> **WHAT THE EXERCISE ASKS**: Both boundary lines count: repeat, exactly and alone, the lines from the one containing "Output the component" to the one containing "type Pt = [number, number];", with pictures left out.

> **THE INPUT**:
- - - -

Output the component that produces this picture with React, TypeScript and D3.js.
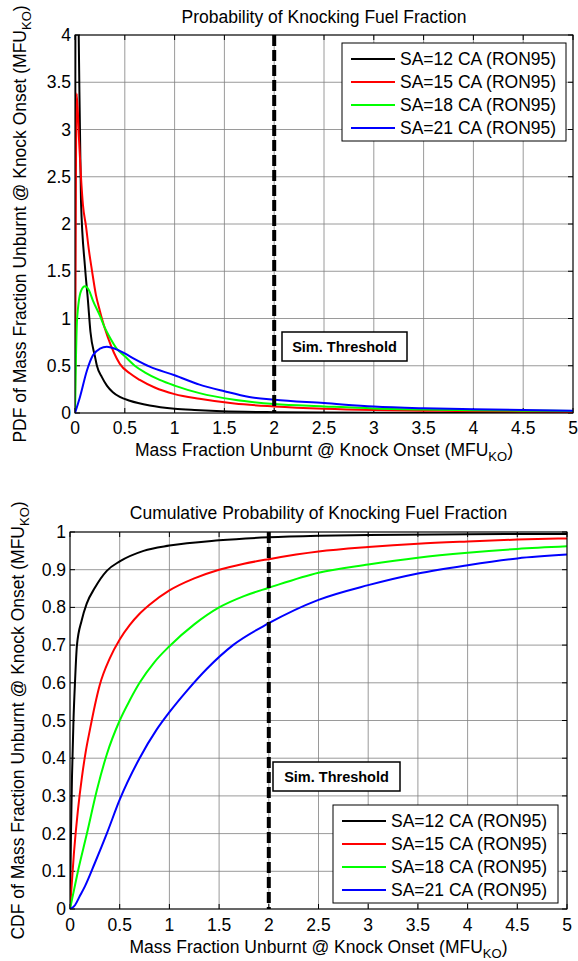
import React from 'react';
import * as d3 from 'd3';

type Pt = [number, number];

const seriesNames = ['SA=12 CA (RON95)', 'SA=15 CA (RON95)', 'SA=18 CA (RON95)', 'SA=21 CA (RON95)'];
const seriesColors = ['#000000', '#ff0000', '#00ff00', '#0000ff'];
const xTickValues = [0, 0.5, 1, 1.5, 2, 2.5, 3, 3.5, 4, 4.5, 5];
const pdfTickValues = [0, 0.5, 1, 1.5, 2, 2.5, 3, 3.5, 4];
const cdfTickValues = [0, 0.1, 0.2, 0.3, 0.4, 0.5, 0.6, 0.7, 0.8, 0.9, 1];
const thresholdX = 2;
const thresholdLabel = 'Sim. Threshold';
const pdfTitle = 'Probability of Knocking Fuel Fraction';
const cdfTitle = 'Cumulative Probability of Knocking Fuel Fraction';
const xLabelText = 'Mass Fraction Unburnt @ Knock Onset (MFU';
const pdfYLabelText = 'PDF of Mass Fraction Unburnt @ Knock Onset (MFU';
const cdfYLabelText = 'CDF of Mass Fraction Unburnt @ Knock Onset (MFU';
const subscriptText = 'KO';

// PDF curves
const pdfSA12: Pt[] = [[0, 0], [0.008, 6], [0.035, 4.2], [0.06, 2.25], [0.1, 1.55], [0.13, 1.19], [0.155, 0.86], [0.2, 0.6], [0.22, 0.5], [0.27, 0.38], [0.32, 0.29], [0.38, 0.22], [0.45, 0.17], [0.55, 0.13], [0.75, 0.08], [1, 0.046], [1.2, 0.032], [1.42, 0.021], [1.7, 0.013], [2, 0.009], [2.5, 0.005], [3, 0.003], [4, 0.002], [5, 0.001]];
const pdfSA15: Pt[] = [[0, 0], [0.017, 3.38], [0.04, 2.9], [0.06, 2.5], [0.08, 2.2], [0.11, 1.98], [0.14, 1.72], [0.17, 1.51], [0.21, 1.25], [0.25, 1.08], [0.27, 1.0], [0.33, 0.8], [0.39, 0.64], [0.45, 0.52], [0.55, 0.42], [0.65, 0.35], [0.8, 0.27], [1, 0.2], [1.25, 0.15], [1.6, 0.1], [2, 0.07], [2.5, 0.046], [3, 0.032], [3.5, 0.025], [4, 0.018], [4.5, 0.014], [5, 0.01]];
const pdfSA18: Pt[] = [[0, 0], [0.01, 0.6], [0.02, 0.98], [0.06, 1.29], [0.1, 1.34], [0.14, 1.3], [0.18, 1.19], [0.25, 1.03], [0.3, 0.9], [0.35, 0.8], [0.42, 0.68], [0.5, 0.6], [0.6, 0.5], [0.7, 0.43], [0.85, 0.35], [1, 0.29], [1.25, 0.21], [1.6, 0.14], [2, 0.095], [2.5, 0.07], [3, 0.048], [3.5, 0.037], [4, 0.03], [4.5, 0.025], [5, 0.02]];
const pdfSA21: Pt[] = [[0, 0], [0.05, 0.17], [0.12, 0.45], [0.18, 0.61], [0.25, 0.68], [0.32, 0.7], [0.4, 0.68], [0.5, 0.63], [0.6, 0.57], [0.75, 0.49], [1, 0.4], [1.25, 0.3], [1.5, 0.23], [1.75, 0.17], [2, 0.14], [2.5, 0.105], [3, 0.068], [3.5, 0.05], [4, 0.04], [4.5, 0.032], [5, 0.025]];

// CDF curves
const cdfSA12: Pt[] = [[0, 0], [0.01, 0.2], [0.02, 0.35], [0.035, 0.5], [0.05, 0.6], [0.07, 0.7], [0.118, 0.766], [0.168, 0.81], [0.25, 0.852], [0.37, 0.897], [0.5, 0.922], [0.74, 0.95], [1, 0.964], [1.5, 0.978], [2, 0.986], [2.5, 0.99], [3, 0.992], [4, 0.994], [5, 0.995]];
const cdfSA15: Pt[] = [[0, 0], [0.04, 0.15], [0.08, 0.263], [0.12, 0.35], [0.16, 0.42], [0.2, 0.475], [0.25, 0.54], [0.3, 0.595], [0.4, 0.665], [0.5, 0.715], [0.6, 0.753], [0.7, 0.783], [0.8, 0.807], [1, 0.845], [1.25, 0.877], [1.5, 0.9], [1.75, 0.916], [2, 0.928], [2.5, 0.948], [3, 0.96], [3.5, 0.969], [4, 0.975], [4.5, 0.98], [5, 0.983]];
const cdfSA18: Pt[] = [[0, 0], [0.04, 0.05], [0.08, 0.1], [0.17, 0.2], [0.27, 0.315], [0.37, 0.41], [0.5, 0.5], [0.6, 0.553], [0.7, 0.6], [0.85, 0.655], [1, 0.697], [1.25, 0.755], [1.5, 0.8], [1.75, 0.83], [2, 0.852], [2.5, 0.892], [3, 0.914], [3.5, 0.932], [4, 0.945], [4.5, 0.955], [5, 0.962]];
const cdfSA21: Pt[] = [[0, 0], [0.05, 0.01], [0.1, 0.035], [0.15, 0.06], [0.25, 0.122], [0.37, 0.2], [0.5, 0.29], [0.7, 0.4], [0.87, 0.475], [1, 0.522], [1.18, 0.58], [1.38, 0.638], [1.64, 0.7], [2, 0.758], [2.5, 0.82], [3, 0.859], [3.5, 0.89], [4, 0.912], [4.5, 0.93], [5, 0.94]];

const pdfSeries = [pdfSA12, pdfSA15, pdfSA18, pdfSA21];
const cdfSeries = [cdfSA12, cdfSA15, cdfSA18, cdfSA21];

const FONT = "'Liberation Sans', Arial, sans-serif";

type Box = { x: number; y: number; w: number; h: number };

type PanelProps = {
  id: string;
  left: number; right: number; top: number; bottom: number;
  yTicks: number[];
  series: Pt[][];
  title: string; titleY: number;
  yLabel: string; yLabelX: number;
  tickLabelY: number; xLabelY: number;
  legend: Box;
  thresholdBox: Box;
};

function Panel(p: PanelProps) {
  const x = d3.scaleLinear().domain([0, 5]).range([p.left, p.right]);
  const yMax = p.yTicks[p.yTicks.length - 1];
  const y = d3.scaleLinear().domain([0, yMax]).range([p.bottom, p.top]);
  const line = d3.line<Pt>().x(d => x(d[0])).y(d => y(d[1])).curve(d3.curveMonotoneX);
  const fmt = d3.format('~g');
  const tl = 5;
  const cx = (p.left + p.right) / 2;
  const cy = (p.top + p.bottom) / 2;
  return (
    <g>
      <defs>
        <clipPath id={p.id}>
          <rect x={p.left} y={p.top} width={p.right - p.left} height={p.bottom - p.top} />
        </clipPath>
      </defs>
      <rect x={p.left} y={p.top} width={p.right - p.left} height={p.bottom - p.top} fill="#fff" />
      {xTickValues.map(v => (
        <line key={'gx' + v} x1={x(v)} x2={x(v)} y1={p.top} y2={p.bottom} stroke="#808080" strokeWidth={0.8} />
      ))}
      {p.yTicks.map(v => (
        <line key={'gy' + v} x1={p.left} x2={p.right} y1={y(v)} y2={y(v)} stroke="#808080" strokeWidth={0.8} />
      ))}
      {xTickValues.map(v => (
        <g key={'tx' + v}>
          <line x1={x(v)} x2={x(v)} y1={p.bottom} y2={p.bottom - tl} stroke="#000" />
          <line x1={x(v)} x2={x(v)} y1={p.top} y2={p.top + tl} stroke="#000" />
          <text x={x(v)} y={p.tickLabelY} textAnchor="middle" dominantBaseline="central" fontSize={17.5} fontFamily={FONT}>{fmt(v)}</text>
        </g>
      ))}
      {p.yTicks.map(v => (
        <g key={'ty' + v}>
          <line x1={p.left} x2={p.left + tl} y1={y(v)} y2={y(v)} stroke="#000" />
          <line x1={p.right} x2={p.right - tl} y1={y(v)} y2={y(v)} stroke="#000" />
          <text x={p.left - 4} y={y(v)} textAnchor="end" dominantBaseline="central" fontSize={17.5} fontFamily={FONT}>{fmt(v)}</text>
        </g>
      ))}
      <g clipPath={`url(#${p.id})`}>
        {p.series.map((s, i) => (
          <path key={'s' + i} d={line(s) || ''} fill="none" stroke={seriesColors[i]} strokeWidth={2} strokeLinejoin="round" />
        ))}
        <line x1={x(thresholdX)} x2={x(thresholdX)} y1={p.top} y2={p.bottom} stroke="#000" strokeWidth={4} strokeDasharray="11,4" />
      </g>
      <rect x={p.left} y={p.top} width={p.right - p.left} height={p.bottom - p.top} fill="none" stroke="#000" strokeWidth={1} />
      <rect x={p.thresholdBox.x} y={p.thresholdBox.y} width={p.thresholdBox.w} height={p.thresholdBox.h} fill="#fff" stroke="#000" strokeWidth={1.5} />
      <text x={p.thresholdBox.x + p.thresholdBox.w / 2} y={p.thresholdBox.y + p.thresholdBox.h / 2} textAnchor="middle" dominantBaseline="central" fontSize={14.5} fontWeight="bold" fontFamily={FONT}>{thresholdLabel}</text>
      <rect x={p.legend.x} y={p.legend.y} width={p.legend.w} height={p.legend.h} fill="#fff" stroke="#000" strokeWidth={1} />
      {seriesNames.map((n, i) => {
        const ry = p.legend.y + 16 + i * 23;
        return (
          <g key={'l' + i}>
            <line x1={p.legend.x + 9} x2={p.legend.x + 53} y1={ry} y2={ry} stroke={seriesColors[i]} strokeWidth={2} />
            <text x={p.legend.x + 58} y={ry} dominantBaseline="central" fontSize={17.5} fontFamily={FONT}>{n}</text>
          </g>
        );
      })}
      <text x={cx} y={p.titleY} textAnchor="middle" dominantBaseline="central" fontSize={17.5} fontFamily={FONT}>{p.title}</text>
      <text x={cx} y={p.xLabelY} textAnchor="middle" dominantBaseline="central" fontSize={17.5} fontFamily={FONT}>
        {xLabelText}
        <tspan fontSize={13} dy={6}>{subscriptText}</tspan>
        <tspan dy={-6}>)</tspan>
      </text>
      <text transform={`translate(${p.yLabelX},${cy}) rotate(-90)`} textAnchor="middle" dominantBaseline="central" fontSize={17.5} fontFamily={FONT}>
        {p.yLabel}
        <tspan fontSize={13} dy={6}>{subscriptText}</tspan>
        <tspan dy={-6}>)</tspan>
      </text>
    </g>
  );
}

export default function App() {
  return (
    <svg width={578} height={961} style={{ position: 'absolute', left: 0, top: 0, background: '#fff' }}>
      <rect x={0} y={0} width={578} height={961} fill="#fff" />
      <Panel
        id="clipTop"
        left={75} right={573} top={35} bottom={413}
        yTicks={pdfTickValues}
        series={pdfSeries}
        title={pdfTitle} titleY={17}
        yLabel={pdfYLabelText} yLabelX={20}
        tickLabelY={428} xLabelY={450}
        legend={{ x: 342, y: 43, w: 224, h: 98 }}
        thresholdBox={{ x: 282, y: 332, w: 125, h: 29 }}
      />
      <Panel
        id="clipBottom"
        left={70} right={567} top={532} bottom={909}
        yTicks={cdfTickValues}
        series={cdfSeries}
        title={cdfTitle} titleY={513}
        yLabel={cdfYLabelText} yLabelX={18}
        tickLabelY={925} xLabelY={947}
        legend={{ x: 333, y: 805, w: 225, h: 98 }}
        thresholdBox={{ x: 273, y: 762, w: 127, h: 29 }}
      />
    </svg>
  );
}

- - - -

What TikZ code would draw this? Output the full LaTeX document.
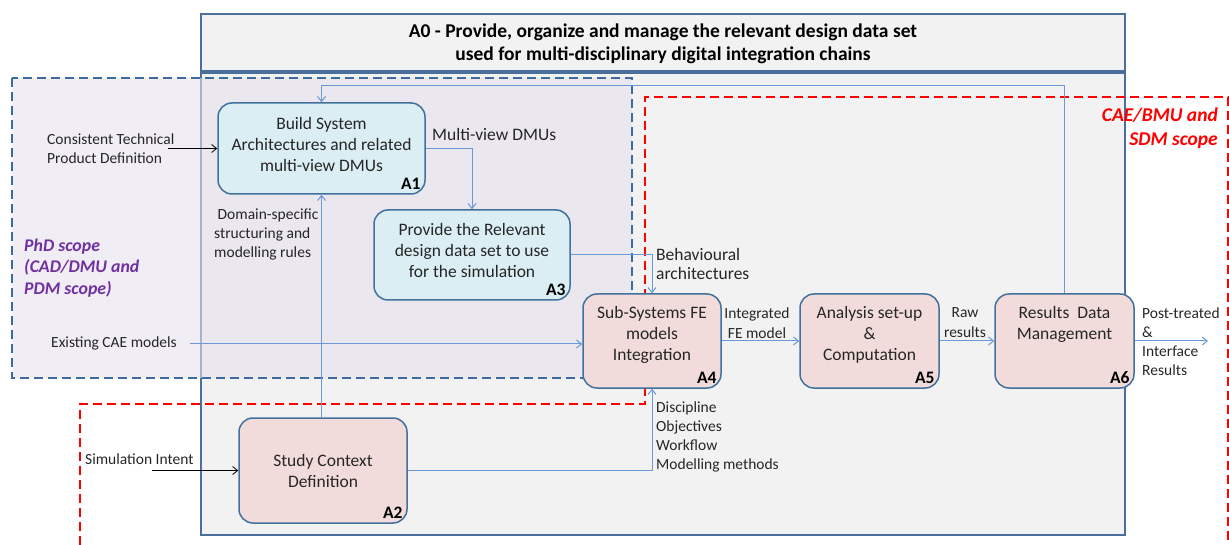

- - - -

> **REPLY TO THE TASK**:
Output the component that produces this picture with React, TypeScript and D3.js.
import React from 'react';
import * as d3 from 'd3';

type Pt = [number, number];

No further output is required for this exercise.